--- Records for the exercise ---
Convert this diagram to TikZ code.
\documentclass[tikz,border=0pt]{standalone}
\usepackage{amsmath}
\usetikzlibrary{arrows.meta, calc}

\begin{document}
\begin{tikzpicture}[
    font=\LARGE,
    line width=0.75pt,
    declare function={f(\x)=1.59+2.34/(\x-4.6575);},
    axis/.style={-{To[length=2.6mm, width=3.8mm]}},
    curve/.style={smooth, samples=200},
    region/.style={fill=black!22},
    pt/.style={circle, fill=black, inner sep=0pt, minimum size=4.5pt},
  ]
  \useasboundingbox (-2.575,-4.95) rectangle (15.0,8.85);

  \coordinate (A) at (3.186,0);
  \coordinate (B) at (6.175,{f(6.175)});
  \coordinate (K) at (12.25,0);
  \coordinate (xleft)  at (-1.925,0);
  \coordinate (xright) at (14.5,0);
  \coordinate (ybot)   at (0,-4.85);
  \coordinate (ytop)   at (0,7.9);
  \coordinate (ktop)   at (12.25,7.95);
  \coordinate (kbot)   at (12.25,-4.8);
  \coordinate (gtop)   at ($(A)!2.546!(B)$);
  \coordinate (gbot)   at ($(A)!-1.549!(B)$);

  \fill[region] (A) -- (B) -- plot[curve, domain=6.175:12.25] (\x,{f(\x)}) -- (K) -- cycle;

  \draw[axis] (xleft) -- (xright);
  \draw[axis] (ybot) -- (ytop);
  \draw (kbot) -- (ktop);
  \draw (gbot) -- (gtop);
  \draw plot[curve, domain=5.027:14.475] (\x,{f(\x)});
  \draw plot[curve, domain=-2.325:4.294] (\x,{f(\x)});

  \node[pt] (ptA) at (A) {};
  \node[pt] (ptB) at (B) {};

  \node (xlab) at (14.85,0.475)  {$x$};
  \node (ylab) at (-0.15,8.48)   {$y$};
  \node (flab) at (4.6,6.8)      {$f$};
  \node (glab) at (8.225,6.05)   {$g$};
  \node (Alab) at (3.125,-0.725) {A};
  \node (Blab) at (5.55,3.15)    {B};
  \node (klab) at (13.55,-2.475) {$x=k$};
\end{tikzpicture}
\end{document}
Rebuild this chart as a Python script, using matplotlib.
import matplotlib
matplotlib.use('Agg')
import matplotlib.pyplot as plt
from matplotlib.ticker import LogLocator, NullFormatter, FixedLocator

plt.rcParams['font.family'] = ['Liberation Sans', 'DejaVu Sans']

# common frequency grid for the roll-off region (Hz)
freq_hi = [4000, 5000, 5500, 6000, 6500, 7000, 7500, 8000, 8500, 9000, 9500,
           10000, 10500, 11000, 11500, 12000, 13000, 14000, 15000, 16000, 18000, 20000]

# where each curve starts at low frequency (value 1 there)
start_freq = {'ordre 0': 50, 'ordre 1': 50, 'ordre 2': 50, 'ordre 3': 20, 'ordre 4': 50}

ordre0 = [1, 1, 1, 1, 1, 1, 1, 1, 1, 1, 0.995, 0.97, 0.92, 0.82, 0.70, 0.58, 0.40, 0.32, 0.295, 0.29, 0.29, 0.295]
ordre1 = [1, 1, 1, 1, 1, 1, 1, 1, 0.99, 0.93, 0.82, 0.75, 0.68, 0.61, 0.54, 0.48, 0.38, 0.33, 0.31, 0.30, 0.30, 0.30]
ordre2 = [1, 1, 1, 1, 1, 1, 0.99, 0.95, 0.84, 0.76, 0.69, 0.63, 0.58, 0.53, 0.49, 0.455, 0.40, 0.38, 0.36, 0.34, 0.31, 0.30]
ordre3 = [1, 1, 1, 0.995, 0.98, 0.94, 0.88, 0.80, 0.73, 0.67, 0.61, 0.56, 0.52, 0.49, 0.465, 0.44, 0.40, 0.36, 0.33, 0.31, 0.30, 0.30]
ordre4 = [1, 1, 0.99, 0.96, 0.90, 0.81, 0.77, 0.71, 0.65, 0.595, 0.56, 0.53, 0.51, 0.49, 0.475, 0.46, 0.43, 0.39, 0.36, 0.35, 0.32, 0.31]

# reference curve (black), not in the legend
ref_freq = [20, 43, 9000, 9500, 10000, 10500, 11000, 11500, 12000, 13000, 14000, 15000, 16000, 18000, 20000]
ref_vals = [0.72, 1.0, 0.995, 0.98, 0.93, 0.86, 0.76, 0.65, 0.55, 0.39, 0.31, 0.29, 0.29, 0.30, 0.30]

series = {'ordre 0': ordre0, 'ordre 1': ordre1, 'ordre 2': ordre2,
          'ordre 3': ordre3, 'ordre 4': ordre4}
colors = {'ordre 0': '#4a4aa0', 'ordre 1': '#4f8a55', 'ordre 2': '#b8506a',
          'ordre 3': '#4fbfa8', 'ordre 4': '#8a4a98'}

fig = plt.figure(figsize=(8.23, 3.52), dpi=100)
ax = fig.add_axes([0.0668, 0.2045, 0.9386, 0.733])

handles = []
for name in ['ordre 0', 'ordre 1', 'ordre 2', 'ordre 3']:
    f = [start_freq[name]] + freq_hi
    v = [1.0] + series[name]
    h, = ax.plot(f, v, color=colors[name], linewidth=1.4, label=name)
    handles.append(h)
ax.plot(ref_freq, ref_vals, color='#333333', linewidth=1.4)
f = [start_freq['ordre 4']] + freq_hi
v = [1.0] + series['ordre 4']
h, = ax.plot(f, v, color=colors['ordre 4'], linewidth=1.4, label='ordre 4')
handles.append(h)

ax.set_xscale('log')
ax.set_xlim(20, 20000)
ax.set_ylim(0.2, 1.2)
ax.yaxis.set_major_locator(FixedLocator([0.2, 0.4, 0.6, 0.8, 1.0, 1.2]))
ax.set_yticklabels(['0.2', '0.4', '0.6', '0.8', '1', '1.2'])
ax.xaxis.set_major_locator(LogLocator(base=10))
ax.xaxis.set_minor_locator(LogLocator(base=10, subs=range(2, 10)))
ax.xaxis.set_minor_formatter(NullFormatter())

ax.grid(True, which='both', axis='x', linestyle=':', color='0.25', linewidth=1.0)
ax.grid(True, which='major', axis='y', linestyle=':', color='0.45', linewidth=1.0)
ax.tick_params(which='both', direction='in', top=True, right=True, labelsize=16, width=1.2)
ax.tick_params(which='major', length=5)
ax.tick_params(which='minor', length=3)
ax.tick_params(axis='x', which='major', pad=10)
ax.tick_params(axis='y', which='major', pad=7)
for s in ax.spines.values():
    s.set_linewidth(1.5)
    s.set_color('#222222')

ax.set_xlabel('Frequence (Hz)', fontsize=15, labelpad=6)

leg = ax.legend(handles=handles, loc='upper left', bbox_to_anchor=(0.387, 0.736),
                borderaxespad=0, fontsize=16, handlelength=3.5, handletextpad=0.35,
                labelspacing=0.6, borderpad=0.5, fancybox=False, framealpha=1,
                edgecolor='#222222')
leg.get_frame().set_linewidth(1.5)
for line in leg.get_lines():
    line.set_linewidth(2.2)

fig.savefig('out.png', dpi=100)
---
Only the lines from the start of the data to the line holding "0': 50, 'ordre" are wanted; return them exactly, both ends included.

Complete output:
Convert this diagram to TikZ code.
\documentclass[tikz,border=0pt]{standalone}
\usepackage{amsmath}
\usetikzlibrary{arrows.meta, calc}

\begin{document}
\begin{tikzpicture}[
    font=\LARGE,
    line width=0.75pt,
    declare function={f(\x)=1.59+2.34/(\x-4.6575);},
    axis/.style={-{To[length=2.6mm, width=3.8mm]}},
    curve/.style={smooth, samples=200},
    region/.style={fill=black!22},
    pt/.style={circle, fill=black, inner sep=0pt, minimum size=4.5pt},
  ]
  \useasboundingbox (-2.575,-4.95) rectangle (15.0,8.85);

  \coordinate (A) at (3.186,0);
  \coordinate (B) at (6.175,{f(6.175)});
  \coordinate (K) at (12.25,0);
  \coordinate (xleft)  at (-1.925,0);
  \coordinate (xright) at (14.5,0);
  \coordinate (ybot)   at (0,-4.85);
  \coordinate (ytop)   at (0,7.9);
  \coordinate (ktop)   at (12.25,7.95);
  \coordinate (kbot)   at (12.25,-4.8);
  \coordinate (gtop)   at ($(A)!2.546!(B)$);
  \coordinate (gbot)   at ($(A)!-1.549!(B)$);

  \fill[region] (A) -- (B) -- plot[curve, domain=6.175:12.25] (\x,{f(\x)}) -- (K) -- cycle;

  \draw[axis] (xleft) -- (xright);
  \draw[axis] (ybot) -- (ytop);
  \draw (kbot) -- (ktop);
  \draw (gbot) -- (gtop);
  \draw plot[curve, domain=5.027:14.475] (\x,{f(\x)});
  \draw plot[curve, domain=-2.325:4.294] (\x,{f(\x)});

  \node[pt] (ptA) at (A) {};
  \node[pt] (ptB) at (B) {};

  \node (xlab) at (14.85,0.475)  {$x$};
  \node (ylab) at (-0.15,8.48)   {$y$};
  \node (flab) at (4.6,6.8)      {$f$};
  \node (glab) at (8.225,6.05)   {$g$};
  \node (Alab) at (3.125,-0.725) {A};
  \node (Blab) at (5.55,3.15)    {B};
  \node (klab) at (13.55,-2.475) {$x=k$};
\end{tikzpicture}
\end{document}
Rebuild this chart as a Python script, using matplotlib.
import matplotlib
matplotlib.use('Agg')
import matplotlib.pyplot as plt
from matplotlib.ticker import LogLocator, NullFormatter, FixedLocator

plt.rcParams['font.family'] = ['Liberation Sans', 'DejaVu Sans']

# common frequency grid for the roll-off region (Hz)
freq_hi = [4000, 5000, 5500, 6000, 6500, 7000, 7500, 8000, 8500, 9000, 9500,
           10000, 10500, 11000, 11500, 12000, 13000, 14000, 15000, 16000, 18000, 20000]

# where each curve starts at low frequency (value 1 there)
start_freq = {'ordre 0': 50, 'ordre 1': 50, 'ordre 2': 50, 'ordre 3': 20, 'ordre 4': 50}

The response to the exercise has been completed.